• [Collected material]:
>>
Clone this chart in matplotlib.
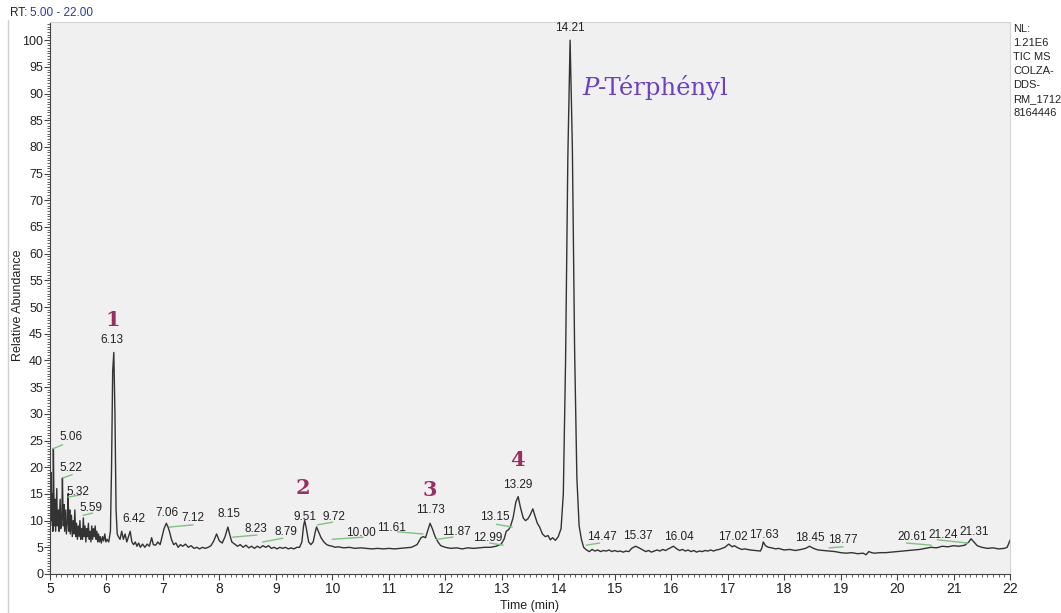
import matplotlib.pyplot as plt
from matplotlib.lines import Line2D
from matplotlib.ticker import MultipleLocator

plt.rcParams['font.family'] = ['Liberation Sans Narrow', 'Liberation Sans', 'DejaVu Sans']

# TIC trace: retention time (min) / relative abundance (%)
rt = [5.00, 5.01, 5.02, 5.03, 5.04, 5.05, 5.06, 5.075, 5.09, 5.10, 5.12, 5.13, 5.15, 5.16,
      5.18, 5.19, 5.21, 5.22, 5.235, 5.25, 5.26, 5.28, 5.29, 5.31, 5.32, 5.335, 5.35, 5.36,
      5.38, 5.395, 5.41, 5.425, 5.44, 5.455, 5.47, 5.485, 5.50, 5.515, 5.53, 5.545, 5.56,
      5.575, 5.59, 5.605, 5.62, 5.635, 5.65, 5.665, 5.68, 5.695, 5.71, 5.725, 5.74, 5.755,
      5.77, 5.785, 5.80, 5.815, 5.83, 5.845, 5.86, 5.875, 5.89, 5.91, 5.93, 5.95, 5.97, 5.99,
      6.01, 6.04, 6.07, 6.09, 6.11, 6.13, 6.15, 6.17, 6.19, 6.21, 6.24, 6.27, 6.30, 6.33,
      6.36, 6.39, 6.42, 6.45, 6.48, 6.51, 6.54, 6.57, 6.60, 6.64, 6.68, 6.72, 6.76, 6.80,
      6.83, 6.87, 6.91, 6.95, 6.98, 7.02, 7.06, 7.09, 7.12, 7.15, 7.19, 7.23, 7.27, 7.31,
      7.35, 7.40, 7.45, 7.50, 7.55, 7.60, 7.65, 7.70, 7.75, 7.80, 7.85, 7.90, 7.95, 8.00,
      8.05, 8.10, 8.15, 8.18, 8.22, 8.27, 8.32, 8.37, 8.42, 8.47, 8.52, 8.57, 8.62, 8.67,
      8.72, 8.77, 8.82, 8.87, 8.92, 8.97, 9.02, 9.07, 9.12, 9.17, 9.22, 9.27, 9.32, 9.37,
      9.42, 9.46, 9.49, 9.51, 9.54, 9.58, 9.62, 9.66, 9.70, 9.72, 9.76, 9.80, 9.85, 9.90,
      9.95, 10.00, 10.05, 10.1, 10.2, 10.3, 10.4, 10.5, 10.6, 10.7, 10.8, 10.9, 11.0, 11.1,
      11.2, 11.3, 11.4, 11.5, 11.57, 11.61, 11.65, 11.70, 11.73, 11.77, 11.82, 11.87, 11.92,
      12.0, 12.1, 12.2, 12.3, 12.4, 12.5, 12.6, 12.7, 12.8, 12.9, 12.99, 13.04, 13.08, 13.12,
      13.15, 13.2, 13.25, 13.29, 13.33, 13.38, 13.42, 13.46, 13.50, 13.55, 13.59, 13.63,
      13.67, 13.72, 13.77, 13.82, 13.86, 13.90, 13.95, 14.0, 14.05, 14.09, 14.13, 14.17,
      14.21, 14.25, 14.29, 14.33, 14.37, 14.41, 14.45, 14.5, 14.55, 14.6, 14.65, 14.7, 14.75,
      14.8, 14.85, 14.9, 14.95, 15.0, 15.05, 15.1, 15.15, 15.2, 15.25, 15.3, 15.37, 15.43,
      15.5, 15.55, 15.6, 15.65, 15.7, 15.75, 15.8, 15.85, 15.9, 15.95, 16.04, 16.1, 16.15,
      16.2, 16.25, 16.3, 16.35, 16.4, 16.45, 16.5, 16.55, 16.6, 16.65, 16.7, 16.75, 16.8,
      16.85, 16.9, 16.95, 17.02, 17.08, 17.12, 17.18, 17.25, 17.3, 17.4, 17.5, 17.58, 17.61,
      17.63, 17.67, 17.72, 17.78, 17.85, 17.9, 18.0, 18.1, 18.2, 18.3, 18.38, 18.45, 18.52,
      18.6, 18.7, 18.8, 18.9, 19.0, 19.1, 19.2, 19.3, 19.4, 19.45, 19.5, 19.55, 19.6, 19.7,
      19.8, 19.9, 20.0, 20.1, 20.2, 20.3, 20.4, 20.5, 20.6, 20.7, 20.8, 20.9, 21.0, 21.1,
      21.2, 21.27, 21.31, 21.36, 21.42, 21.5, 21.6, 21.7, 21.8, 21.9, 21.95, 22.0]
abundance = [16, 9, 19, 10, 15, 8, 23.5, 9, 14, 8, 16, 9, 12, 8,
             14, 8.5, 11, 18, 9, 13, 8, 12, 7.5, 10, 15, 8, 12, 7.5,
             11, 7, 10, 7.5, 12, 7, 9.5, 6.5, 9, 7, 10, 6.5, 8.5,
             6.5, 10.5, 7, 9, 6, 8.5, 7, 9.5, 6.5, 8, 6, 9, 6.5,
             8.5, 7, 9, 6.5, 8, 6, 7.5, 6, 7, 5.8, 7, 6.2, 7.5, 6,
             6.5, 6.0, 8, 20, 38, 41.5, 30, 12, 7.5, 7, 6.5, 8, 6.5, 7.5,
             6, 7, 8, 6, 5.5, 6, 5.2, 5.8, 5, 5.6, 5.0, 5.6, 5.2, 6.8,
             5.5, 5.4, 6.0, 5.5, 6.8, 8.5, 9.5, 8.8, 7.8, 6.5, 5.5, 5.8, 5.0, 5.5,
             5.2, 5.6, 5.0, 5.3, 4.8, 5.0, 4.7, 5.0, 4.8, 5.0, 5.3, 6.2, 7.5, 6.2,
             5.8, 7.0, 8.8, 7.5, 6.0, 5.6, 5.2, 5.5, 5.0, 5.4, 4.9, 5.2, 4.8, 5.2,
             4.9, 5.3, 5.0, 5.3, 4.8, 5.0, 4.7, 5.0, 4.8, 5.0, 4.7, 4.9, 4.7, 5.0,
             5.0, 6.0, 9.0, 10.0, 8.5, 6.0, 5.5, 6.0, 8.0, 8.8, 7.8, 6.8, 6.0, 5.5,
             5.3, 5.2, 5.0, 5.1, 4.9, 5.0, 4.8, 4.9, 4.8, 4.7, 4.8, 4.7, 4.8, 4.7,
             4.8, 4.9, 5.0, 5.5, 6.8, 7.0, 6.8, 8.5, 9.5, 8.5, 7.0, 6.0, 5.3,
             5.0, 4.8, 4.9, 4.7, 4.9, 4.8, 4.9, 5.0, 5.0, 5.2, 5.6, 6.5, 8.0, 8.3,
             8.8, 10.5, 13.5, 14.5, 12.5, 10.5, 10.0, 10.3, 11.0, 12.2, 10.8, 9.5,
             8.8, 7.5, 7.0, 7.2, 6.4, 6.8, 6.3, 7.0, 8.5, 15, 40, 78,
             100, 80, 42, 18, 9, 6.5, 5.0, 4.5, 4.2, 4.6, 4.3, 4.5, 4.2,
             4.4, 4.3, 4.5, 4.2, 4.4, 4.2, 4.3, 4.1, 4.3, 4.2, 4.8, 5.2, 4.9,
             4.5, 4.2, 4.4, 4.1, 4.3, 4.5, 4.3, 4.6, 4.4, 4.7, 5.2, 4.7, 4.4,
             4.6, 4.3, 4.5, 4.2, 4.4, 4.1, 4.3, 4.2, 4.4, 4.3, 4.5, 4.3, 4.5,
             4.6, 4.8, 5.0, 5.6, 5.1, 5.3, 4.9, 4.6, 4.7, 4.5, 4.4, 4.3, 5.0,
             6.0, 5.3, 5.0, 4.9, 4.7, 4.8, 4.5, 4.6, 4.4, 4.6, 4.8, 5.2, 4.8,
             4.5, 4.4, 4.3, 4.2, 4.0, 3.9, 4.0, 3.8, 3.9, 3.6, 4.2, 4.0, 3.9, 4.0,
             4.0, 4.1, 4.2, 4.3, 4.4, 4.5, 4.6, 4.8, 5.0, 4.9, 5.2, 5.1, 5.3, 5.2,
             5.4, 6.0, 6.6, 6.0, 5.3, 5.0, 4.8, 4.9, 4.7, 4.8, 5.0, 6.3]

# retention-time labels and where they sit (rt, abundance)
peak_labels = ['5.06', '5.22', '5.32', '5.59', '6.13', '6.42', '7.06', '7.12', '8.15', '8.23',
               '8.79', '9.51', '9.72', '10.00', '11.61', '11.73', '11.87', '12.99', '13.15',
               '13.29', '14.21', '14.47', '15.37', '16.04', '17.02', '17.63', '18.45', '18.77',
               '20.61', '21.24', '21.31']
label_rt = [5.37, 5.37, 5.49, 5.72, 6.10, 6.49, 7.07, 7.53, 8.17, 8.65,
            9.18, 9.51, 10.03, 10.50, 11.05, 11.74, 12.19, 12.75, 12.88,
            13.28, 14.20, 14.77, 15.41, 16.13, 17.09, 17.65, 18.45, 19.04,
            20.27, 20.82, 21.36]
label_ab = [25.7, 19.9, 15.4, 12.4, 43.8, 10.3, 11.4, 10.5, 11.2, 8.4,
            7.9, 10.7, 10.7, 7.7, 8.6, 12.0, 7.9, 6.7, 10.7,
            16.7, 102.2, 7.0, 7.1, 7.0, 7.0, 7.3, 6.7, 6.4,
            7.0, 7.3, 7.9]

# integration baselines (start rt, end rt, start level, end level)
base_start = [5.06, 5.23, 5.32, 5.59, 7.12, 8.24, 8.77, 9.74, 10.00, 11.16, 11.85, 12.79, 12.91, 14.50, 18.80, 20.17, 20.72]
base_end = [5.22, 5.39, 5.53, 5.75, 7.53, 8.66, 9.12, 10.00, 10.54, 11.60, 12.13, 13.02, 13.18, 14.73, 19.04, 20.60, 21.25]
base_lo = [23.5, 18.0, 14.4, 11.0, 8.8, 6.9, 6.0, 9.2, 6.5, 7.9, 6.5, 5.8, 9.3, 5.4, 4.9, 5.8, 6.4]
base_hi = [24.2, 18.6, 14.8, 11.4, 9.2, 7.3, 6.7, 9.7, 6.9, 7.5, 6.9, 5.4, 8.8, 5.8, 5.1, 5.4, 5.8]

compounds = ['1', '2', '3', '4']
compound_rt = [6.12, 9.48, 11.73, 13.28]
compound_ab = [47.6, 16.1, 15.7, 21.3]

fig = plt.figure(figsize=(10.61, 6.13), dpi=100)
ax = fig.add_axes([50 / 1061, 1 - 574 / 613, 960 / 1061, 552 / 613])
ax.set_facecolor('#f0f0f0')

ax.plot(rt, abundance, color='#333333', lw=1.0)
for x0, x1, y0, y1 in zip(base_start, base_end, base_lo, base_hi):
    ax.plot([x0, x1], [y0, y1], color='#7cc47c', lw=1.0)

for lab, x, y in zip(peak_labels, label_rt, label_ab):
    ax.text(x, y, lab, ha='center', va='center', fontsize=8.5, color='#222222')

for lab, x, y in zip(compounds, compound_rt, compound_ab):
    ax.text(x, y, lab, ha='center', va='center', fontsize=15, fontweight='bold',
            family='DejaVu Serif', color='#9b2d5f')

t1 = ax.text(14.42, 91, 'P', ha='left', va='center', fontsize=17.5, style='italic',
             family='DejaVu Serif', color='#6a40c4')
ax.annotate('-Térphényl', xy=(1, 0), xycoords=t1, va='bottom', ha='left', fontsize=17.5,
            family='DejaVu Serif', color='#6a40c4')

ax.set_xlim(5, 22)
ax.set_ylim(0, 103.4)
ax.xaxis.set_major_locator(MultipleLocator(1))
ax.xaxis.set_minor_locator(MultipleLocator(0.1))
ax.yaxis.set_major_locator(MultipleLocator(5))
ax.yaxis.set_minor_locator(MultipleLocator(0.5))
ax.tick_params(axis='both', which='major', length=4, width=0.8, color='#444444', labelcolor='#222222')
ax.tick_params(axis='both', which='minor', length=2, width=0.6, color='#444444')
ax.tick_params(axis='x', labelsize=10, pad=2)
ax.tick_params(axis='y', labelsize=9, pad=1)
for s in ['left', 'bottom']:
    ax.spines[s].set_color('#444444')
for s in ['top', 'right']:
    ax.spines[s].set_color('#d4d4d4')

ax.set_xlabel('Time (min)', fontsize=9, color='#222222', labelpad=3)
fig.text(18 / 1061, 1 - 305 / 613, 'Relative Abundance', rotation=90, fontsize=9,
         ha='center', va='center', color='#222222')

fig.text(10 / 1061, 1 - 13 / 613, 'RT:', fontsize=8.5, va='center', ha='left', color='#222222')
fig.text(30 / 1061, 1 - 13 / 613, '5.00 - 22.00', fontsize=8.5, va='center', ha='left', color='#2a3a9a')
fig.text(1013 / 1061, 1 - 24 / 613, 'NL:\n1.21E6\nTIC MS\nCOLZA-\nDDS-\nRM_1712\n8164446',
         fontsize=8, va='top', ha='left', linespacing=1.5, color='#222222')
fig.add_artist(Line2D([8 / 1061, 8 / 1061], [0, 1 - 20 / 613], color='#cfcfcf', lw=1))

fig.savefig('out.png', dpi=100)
<<
• [Task instructions]:
Write out every line of the listing that holds the word "matplotlib".

• [Solution for this problem]:
Clone this chart in matplotlib.
import matplotlib.pyplot as plt
from matplotlib.lines import Line2D
from matplotlib.ticker import MultipleLocator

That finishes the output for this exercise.